- OBJECTIVE: Only the pictures are omitted; repeat all other data exactly.

+-------+

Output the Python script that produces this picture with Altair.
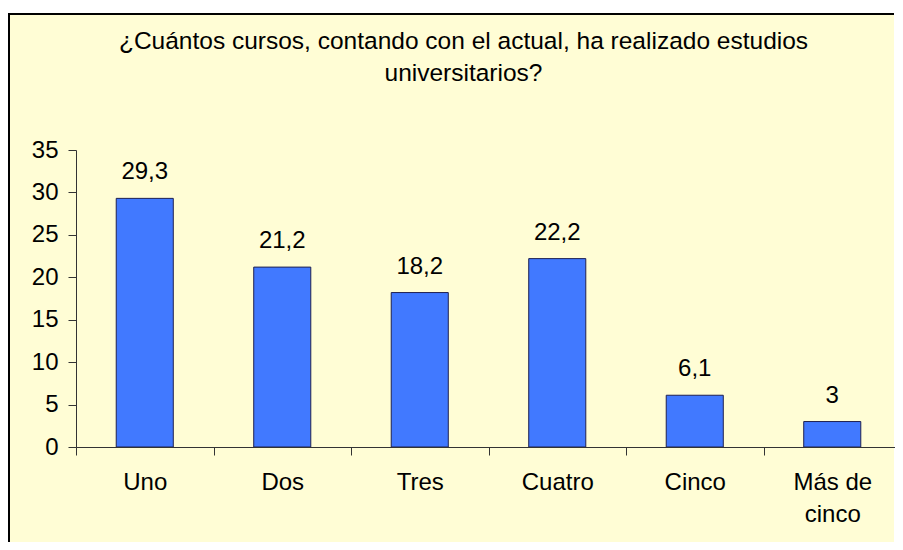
import altair as alt
import pandas as pd

categories = ["Uno", "Dos", "Tres", "Cuatro", "Cinco", "Más de cinco"]
values = [29.3, 21.2, 18.2, 22.2, 6.1, 3]
labels = ["29,3", "21,2", "18,2", "22,2", "6,1", "3"]
title_lines = ["¿Cuántos cursos, contando con el actual, ha realizado estudios",
               "universitarios?"]
y_ticks = [0, 5, 10, 15, 20, 25, 30, 35]

df = pd.DataFrame({"cat": categories, "val": values, "lab": labels})
frame_df = pd.DataFrame({"f": [0]})

FONT = "Liberation Sans"
BG = "#FFFDD5"
BAR = "#4179FF"
W, H = 825, 297
PAD_L, PAD_T, PAD_R = 68, 142, -6
SVG_H = 534
PAD_B = SVG_H - PAD_T - H

x_enc = alt.X(
    "cat:N", sort=categories,
    scale=alt.Scale(paddingInner=0, paddingOuter=0),
    axis=alt.Axis(
        title=None, labelAngle=0, tickBand="extent", tickSize=8,
        labelPadding=34, labelBaseline="alphabetic", labelLineHeight=32,
        labelFontSize=24, labelFont=FONT, labelColor="black",
        domainColor="#333333", tickColor="#333333", labelOverlap=False,
        labelExpr="datum.label == 'Más de cinco' ? ['Más de', 'cinco'] : datum.label",
        zindex=1,
    ),
)
y_enc = alt.Y(
    "val:Q", scale=alt.Scale(domain=[0, 35]),
    axis=alt.Axis(
        values=y_ticks, title=None, grid=False, tickSize=8, labelPadding=10,
        labelFontSize=24, labelFont=FONT, labelColor="black",
        domainColor="#333333", tickColor="#333333", zindex=1,
    ),
)

# chart frame: yellow fill, black border on the visible left and top sides
frame_fill = alt.Chart(frame_df).mark_rect(fill=BG, strokeWidth=0).encode(
    x=alt.value(-68), x2=alt.value(818), y=alt.value(-137), y2=alt.value(500)
)
frame_left = alt.Chart(frame_df).mark_rule(color="black", strokeWidth=2).encode(
    x=alt.value(-67), y=alt.value(-137), y2=alt.value(500)
)
frame_top = alt.Chart(frame_df).mark_rule(color="black", strokeWidth=2).encode(
    x=alt.value(-68), x2=alt.value(818), y=alt.value(-136)
)

bars = alt.Chart(df).mark_bar(
    width=alt.RelativeBandSize(0.415), color=BAR, stroke="#1F2050", strokeWidth=1
).encode(x=x_enc, y=y_enc)

text = alt.Chart(df).mark_text(
    dy=-19, baseline="alphabetic", fontSize=24, font=FONT, color="black"
).encode(x=alt.X("cat:N", sort=categories), y="val:Q", text="lab:N")

chart = alt.layer(frame_fill, frame_left, frame_top, bars, text).properties(
    width=W, height=H,
    title=alt.TitleParams(
        text=title_lines, fontSize=24.5, font=FONT, fontWeight="normal",
        color="black", anchor="middle", dx=-25, offset=-93, lineHeight=32,
        baseline="alphabetic", zindex=1,
    ),
    padding={"left": PAD_L, "top": PAD_T, "right": PAD_R, "bottom": PAD_B},
    autosize=alt.AutoSizeParams(type="none"),
).configure(background="white").configure_view(strokeWidth=0, stroke="transparent")

chart.save("out.html", embed_options={"renderer": "svg", "actions": False})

+-------+

- THE COMPLETED TASK:
Output the Python script that produces this picture with Altair.
import altair as alt
import pandas as pd

categories = ["Uno", "Dos", "Tres", "Cuatro", "Cinco", "Más de cinco"]
values = [29.3, 21.2, 18.2, 22.2, 6.1, 3]
labels = ["29,3", "21,2", "18,2", "22,2", "6,1", "3"]
title_lines = ["¿Cuántos cursos, contando con el actual, ha realizado estudios",
               "universitarios?"]
y_ticks = [0, 5, 10, 15, 20, 25, 30, 35]

df = pd.DataFrame({"cat": categories, "val": values, "lab": labels})
frame_df = pd.DataFrame({"f": [0]})

FONT = "Liberation Sans"
BG = "#FFFDD5"
BAR = "#4179FF"
W, H = 825, 297
PAD_L, PAD_T, PAD_R = 68, 142, -6
SVG_H = 534
PAD_B = SVG_H - PAD_T - H

x_enc = alt.X(
    "cat:N", sort=categories,
    scale=alt.Scale(paddingInner=0, paddingOuter=0),
    axis=alt.Axis(
        title=None, labelAngle=0, tickBand="extent", tickSize=8,
        labelPadding=34, labelBaseline="alphabetic", labelLineHeight=32,
        labelFontSize=24, labelFont=FONT, labelColor="black",
        domainColor="#333333", tickColor="#333333", labelOverlap=False,
        labelExpr="datum.label == 'Más de cinco' ? ['Más de', 'cinco'] : datum.label",
        zindex=1,
    ),
)
y_enc = alt.Y(
    "val:Q", scale=alt.Scale(domain=[0, 35]),
    axis=alt.Axis(
        values=y_ticks, title=None, grid=False, tickSize=8, labelPadding=10,
        labelFontSize=24, labelFont=FONT, labelColor="black",
        domainColor="#333333", tickColor="#333333", zindex=1,
    ),
)

# chart frame: yellow fill, black border on the visible left and top sides
frame_fill = alt.Chart(frame_df).mark_rect(fill=BG, strokeWidth=0).encode(
    x=alt.value(-68), x2=alt.value(818), y=alt.value(-137), y2=alt.value(500)
)
frame_left = alt.Chart(frame_df).mark_rule(color="black", strokeWidth=2).encode(
    x=alt.value(-67), y=alt.value(-137), y2=alt.value(500)
)
frame_top = alt.Chart(frame_df).mark_rule(color="black", strokeWidth=2).encode(
    x=alt.value(-68), x2=alt.value(818), y=alt.value(-136)
)

bars = alt.Chart(df).mark_bar(
    width=alt.RelativeBandSize(0.415), color=BAR, stroke="#1F2050", strokeWidth=1
).encode(x=x_enc, y=y_enc)

text = alt.Chart(df).mark_text(
    dy=-19, baseline="alphabetic", fontSize=24, font=FONT, color="black"
).encode(x=alt.X("cat:N", sort=categories), y="val:Q", text="lab:N")

chart = alt.layer(frame_fill, frame_left, frame_top, bars, text).properties(
    width=W, height=H,
    title=alt.TitleParams(
        text=title_lines, fontSize=24.5, font=FONT, fontWeight="normal",
        color="black", anchor="middle", dx=-25, offset=-93, lineHeight=32,
        baseline="alphabetic", zindex=1,
    ),
    padding={"left": PAD_L, "top": PAD_T, "right": PAD_R, "bottom": PAD_B},
    autosize=alt.AutoSizeParams(type="none"),
).configure(background="white").configure_view(strokeWidth=0, stroke="transparent")

chart.save("out.html", embed_options={"renderer": "svg", "actions": False})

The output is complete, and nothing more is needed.